Verkehrs- und Hinweisschilder sollen die Orientierung erleichtern, vor allem, wenn man sich auf fremdem und unbekanntem Gebiet befindet. Manchmal aber – wie hier vor dem Schönen Brunnen am Nürnberger Hauptmarkt – scheinen sie gerade das Gegenteil zu bewirken: Verwirrung.

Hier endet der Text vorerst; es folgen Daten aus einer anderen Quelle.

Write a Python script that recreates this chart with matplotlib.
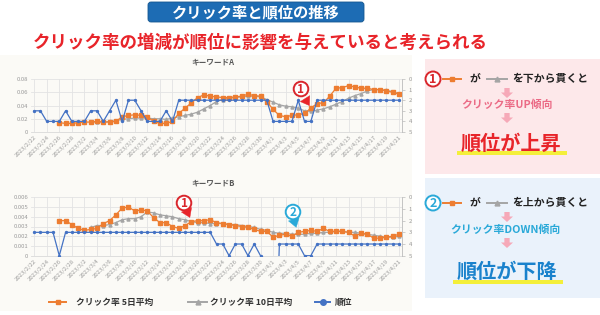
import matplotlib
matplotlib.use("Agg")
import matplotlib.pyplot as plt
import numpy as np
import pandas as pd
from matplotlib.patches import FancyBboxPatch, Rectangle, Circle, Polygon
from matplotlib.lines import Line2D

plt.rcParams['font.family'] = ['Noto Sans CJK JP', 'DejaVu Sans']

# ---------------- data ----------------
dates = [f"2023/{d.month}/{d.day}" for d in pd.date_range("2023-02-22", "2023-04-21")]
tick_labels = dates[::2]

# Keyword A
a_ctr5 = [0.014, 0.013, 0.013, 0.014, 0.015, 0.015, 0.016, 0.015, 0.015, 0.016,
          0.023, 0.025, 0.026, 0.025, 0.023, 0.016, 0.013, 0.013, 0.016, 0.028,
          0.036, 0.044, 0.052, 0.056, 0.054, 0.053, 0.052, 0.052, 0.053, 0.054,
          0.057, 0.055, 0.054, 0.046, 0.034, 0.025, 0.023, 0.025, 0.026, 0.028,
          0.036, 0.043, 0.044, 0.054, 0.066, 0.067, 0.070, 0.068, 0.066, 0.066,
          0.064, 0.064, 0.062, 0.060, 0.057]           # from 2/26
a_ctr10 = [0.015, 0.015, 0.015, 0.016, 0.017, 0.019, 0.020, 0.021, 0.021, 0.021,
           0.020, 0.020, 0.019, 0.021, 0.023, 0.025, 0.027, 0.030, 0.035, 0.040,
           0.046, 0.049, 0.051, 0.052, 0.053, 0.054, 0.054, 0.053, 0.049, 0.045,
           0.041, 0.039, 0.038, 0.036, 0.032, 0.031, 0.033, 0.035, 0.038, 0.042,
           0.046, 0.051, 0.055, 0.058, 0.062, 0.064, 0.064, 0.063, 0.061, 0.058]  # from 3/3
a_rank = [3, 3, 4, 4, 4, 3, 4, 4, 4, 3, 3, 4, 3, 2, 4, 2, 2, 3, 4, 4,
          4, 3, 4, 2, 2, 2, 2, 2, 2, 2, 2, 2, 2, 2, 2, 2, 2, 2, 4, 4,
          4, 4, 2, 4, 4, 2, 2, 2, 2, 2, 2, 2, 2, 2, 2, 2, 2, 2, 2]

# Keyword B
b_ctr5 = [0.0036, 0.0036, 0.0032, 0.0028, 0.0026, 0.0027, 0.0028, 0.0033, 0.0036, 0.0042,
          0.0049, 0.0050, 0.0046, 0.0047, 0.0046, 0.0039, 0.0034, 0.0034, 0.0030, 0.0028,
          0.0031, 0.0035, 0.0036, 0.0036, 0.0037, 0.0034, 0.0033, 0.0032, 0.0031, 0.0030,
          0.0029, 0.0027, 0.0025, 0.0025, 0.0019, 0.0021, 0.0022, 0.0020, 0.0024, 0.0025,
          0.0026, 0.0025, 0.0028, 0.0025, 0.0025, 0.0025, 0.0024, 0.0020, 0.0023, 0.0022,
          0.0018, 0.0018, 0.0019, 0.0020, 0.0022]      # from 2/26
b_ctr10 = [0.0029, 0.0031, 0.0031, 0.0032, 0.0034, 0.0037, 0.0038, 0.0038, 0.0040, 0.0045,
           0.0044, 0.0042, 0.0041, 0.0040, 0.0038, 0.0037, 0.0035, 0.0034, 0.0034, 0.0033,
           0.0033, 0.0033, 0.0032, 0.0032, 0.0031, 0.0030, 0.0029, 0.0027, 0.0026, 0.0024,
           0.0023, 0.0023, 0.0022, 0.0022, 0.0022, 0.0023, 0.0023, 0.0024, 0.0024, 0.0025,
           0.0025, 0.0024, 0.0024, 0.0023, 0.0022, 0.0021, 0.0020, 0.0019, 0.0019, 0.0020]  # from 3/3
b_rank = [3, 3, 3, 3, 5, 3, 3, 3, 3, 3, 3, 3, 3, 3, 3, 3, 3, 3, 3, 3,
          3, 3, 3, 3, 3, 3, 3, 3, 3, 4, 4, 5, 4, 4, 5, 4, 5, 20, 20, 4,
          4, 4, 4, 5, 5, 4, 4, 4, 4, 4, 4, 4, 4, 4, 4, 4, 4, 4, 4]

C_OR = '#ed7d31'
C_GR = '#a5a5a5'
C_BL = '#4472c4'
W, H = 600, 315

fig = plt.figure(figsize=(6, 3.15), dpi=100)
fig.patch.set_facecolor('white')

def px(x0, y0, x1, y1):
    return [x0 / W, 1 - y1 / H, (x1 - x0) / W, (y1 - y0) / H]

# background layer
bg = fig.add_axes([0, 0, 1, 1], zorder=0)
bg.set_xlim(0, W); bg.set_ylim(H, 0); bg.axis('off')
bg.add_patch(Rectangle((0, 55), 412, 256, color='#fbfaf6', lw=0))
bg.add_patch(Rectangle((425, 59), 175, 115, color='#fde8ea', lw=0))
bg.add_patch(Rectangle((425, 178), 175, 120, color='#eaf2fb', lw=0))


def draw_chart(box, ymax, ystep, ctr5, ctr10, rank, tfmt):
    ax = fig.add_axes(px(*box), zorder=2)
    ax.set_facecolor('none')
    n = len(dates)
    x = np.arange(n)
    ax.set_xlim(-0.5, n - 0.5)
    ax.set_ylim(0, ymax)
    ax.set_xticks(x[::2])
    ax.set_xticklabels(tick_labels, rotation=45, ha='right', rotation_mode='anchor',
                       fontsize=4.3, color='#9a9a9a')
    yt = np.arange(0, ymax + ystep / 2, ystep)
    ax.set_yticks(yt)
    ax.set_yticklabels([tfmt(v) for v in yt], fontsize=4.3, color='#9a9a9a')
    ax.tick_params(length=0, pad=2)
    ax.grid(True, color='#e3e3e3', lw=0.6)
    ax.set_axisbelow(True)
    for s in ['left', 'right', 'top']:
        ax.spines[s].set_visible(False)
    ax.spines['bottom'].set_color('#d9d9d9')
    ax.spines['bottom'].set_linewidth(0.6)
    x5 = x[n - len(ctr5):]
    x10 = x[n - len(ctr10):]
    ax.plot(x10, ctr10, color=C_GR, lw=0.9, marker='^', ms=2.2, zorder=3)
    ax.plot(x5, ctr5, color=C_OR, lw=0.9, marker='s', ms=2.2, zorder=4)
    ax2 = ax.twinx()
    ax2.set_zorder(3)
    ax2.set_facecolor('none')
    ax2.set_ylim(5, 0)
    ax2.set_yticks(range(6))
    ax2.set_yticklabels([str(i) for i in range(6)], fontsize=4.3, color='#9a9a9a')
    ax2.tick_params(length=2, width=0.5, color='#bbbbbb', pad=3)
    for s in ['left', 'top', 'bottom']:
        ax2.spines[s].set_visible(False)
    ax2.spines['right'].set_color('#bbbbbb')
    ax2.spines['right'].set_linewidth(0.6)
    ax2.plot(x, rank, color=C_BL, lw=0.9, marker='o', ms=1.4, zorder=5)
    return ax

draw_chart((31, 79, 402, 132), 0.08, 0.02, a_ctr5, a_ctr10, a_rank,
           lambda v: '0' if v == 0 else f"{v:.2f}")
draw_chart((31, 197.3, 402, 255.7), 0.006, 0.001, b_ctr5, b_ctr10, b_rank,
           lambda v: '0' if v == 0 else f"{v:.3f}")

# overlay layer
ov = fig.add_axes([0, 0, 1, 1], zorder=10)
ov.set_facecolor('none')
ov.set_xlim(0, W); ov.set_ylim(H, 0); ov.axis('off')

# title box
ov.add_patch(FancyBboxPatch((148, 2), 216, 20, boxstyle='round,pad=0,rounding_size=3',
                            fc='#1d6cb4', ec='#15568f', lw=0.6))
ov.text(256, 12.5, 'クリック率と順位の推移', color='white', fontsize=11, fontweight='bold',
        ha='center', va='center')
ov.text(260, 43, 'クリック率の増減が順位に影響を与えていると考えられる', color='#e8242a',
        fontsize=12.6, fontweight='bold', ha='center', va='center')

ov.text(213, 62, 'キーワードA', fontsize=5.5, fontweight='bold', color='#595959',
        ha='center', va='center')
ov.text(213, 183, 'キーワードB', fontsize=5.5, fontweight='bold', color='#595959',
        ha='center', va='center')

# legend
def leg_icon(x0, x1, y, color, marker, ms=3.5):
    ov.add_line(Line2D([x0, x1], [y, y], color=color, lw=1.4))
    ov.add_line(Line2D([(x0 + x1) / 2], [y], color=color, marker=marker, ms=ms, lw=0))

leg_icon(49, 66, 302, C_OR, 's')
ov.text(76, 302, 'クリック率 5日平均', fontsize=6.3, fontweight='bold', color='#333333', va='center')
leg_icon(188, 207, 302, C_GR, '^')
ov.text(210, 302, 'クリック率 10日平均', fontsize=6.3, fontweight='bold', color='#333333', va='center')
leg_icon(315, 330, 302, C_BL, 'o', 4)
ov.text(335, 302, '順位', fontsize=6.3, fontweight='bold', color='#333333', va='center')

# number circles with arrows on charts
def num_circle(x, y, s, color, r=7.3, fs=8.5):
    ov.add_patch(Circle((x, y), r, fc='white', ec=color, lw=1.4))
    ov.text(x, y + 0.3, s, color=color, fontsize=fs, fontweight='bold', ha='center', va='center')

def small_arrow(x0, y0, x1, y1, color):
    ov.annotate('', xy=(x1, y1), xytext=(x0, y0),
                arrowprops=dict(arrowstyle='simple,head_width=0.8,head_length=0.6,tail_width=0.35',
                                fc=color, ec=color, lw=0.3))

num_circle(301, 89, '1', '#d9262c')
small_arrow(304, 97, 311, 108, '#e8242a')
num_circle(184, 203, '1', '#d9262c')
small_arrow(187, 211, 191, 220, '#e8242a')
num_circle(293, 212, '2', '#2aa9d8')
small_arrow(294, 220, 297, 230, '#2aa9d8')

# side panels
def down_arrow(x, y0, y1, w=12, color='#f6a9b8'):
    h = y1 - y0
    pts = [(x - w * 0.22, y0), (x + w * 0.22, y0), (x + w * 0.22, y0 + h * 0.45),
           (x + w / 2, y0 + h * 0.45), (x, y1), (x - w / 2, y0 + h * 0.45),
           (x - w * 0.22, y0 + h * 0.45)]
    ov.add_patch(Polygon(pts, closed=True, fc=color, ec='none'))

def panel_row(y, num, color, text):
    num_circle(433, y, num, color, r=7.5, fs=9)
    ov.add_line(Line2D([443, 461], [y, y], color=C_OR, lw=1.4))
    ov.add_line(Line2D([452], [y], color=C_OR, marker='s', ms=3.5, lw=0))
    ov.text(469, y, 'が', fontsize=7.8, fontweight='bold', color='#222222', va='center')
    ov.add_line(Line2D([487, 507], [y, y], color=C_GR, lw=1.4))
    ov.add_line(Line2D([497], [y], color=C_GR, marker='^', ms=3.5, lw=0))
    ov.text(512, y, text, fontsize=7.8, fontweight='bold', color='#222222', va='center')

panel_row(79, '1', '#d9262c', 'を下から貫くと')
down_arrow(507, 88, 98)
ov.text(507, 105, 'クリック率UP傾向', fontsize=7.8, fontweight='bold', color='#eb6b86',
        ha='center', va='center')
down_arrow(507, 113, 123)
ov.add_patch(Rectangle((457, 151), 110, 4, fc='#f4ef3a', ec='none'))
ov.text(511, 143, '順位が上昇', fontsize=14.5, fontweight='bold', color='#e8242a',
        ha='center', va='center')

panel_row(203, '2', '#2aa9d8', 'を上から貫くと')
down_arrow(507, 212, 222)
ov.text(505, 230, 'クリック率DOWN傾向', fontsize=7.8, fontweight='bold', color='#2aa9d8',
        ha='center', va='center')
down_arrow(507, 238, 248)
ov.add_patch(Rectangle((453, 280), 110, 4, fc='#f4ef3a', ec='none'))
ov.text(507, 271, '順位が下降', fontsize=14.5, fontweight='bold', color='#1a82cc',
        ha='center', va='center')

fig.savefig('out.png', dpi=100, facecolor='white')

Wer soll hier im Wirrwarr der Zeichen den richtigen Weg finden? Dazu bedarf es wohl eher einer guten Ortskenntnis! Oder einer guten App! Bald werden wir diese Schilder nicht mehr brauchen. Schon jetzt lassen sich viele Menschen von den Programmen auf ihrem Smartphone leiten. Damit finden sie nicht nur ihren Weg mit den wichtigsten Infos zu allem, was links und rechts zu sehen ist. Sie lassen sich unterwegs gleich einen Tisch im (von der App empfohlenen) Restaurant reservieren, haben auch schon die Speisekarte studiert und ihr Essen (per App) bestellt, sie bekommen Kontakte vermittelt, günstige Geschäfte angezeigt und werden sicher zu ihrem Parkplatz zurückgeführt. Das Rundumsorglos-Paket. Wer möchte sich da noch vor dem Schilderwald den Kopf zerbrechen, wo es hingehen soll? Der verflixte Scheideweg hat dank App ausgedient. Aber wie war das nochmal mit dem freien Willen? Und wer sollte einst der mündige Bürger, die mündige Bürgerin gewesen sein? Kein Zweifler und Zögerer müsste sich mehr als „ungläubiger Thomas“ benennen lassen. Die App weiß wo es lang geht, nicht nur auf den Wegen durch die fremde Stadt! Sie führt uns sicher durchs unübersichtliche Leben.
Übrigens dienten die Herren im Hintergrund einst ebenfalls der Orientierung, aber eher in religiöser, moralischer und politischer Hinsicht. Sie repräsentierten die Werte, die im mittelalterlichen Nürnberg dem Leben einen Sinn und seine Ordnung geben sollten. Unter den dargestellten vierzig wegweisenden Männern (Frauen leider Fehlanzeige) finden sich unter anderem die vier Evangelisten, vier Kirchenväter, sieben Kurfürsten, sowie Mose und sieben Propheten. Erstaunlicherweise fehlt Jesus und auch seine Mutter Maria! Wer heute wohl seinen Platz fände auf solch einem Brunnen? Die oben genannten wahrscheinlich nicht mehr! Welche Personen würden heute die Werte repräsentieren, die unserer Gesellschaft Richtung und Sinn geben? Hoffentlich wären dann wenigstens ausreichend Frauen mit dabei. Trotz dauernder Beschwörung christlicher Werte fänden sich wahrscheinlich nur wenige Befürworter christlicher Leitfiguren. Dietrich Bonhoeffer hätte vielleicht eine Chance, aber wer noch? Edith Stein, Mutter Teresa?
Wegweisung in einer christlich geprägten Welt, die boten die Zehn Gebote oder auch die Bergpredigt Jesu (aber nur für diejenigen, die die „Sache Jesu“ ernster nahmen), seine Reden und Gleichnisse. Viele Worte aus den Psalmen, nicht nur als Tauf- und Konfirmationsspruch, gaben Menschen immer wieder Halt und Zuversicht in der Unübersichtlichkeit des Lebens. Doch noch recht viele lesen täglich im blauen Losungsbüchlein und finden dort eine Art Wegweisung durch den täglichen Dschungel. Auch eine andere „App“ gerät zunehmend in Vergessenheit: Das evangelische Gesangbuch! Manch einer singt sie noch, die Lieder wie „Befiehl du deine Wege“ (EG 361) oder „Wohl denen, die da wandeln“ (EG 295). Oder, wie ich es besonders gerne tue, mit: „Geh aus mein Herz und suche Freud in dieser lieben Sommerzeit, an deines Gottes Gaben“ (EG 503). Auch eine Art seinen Weg zu finden: Singend und mit Gottes Segen, denn „der wird auch Wege finden, da dein Fuß gehen kann“ (EG 361,1). Gott befohlen.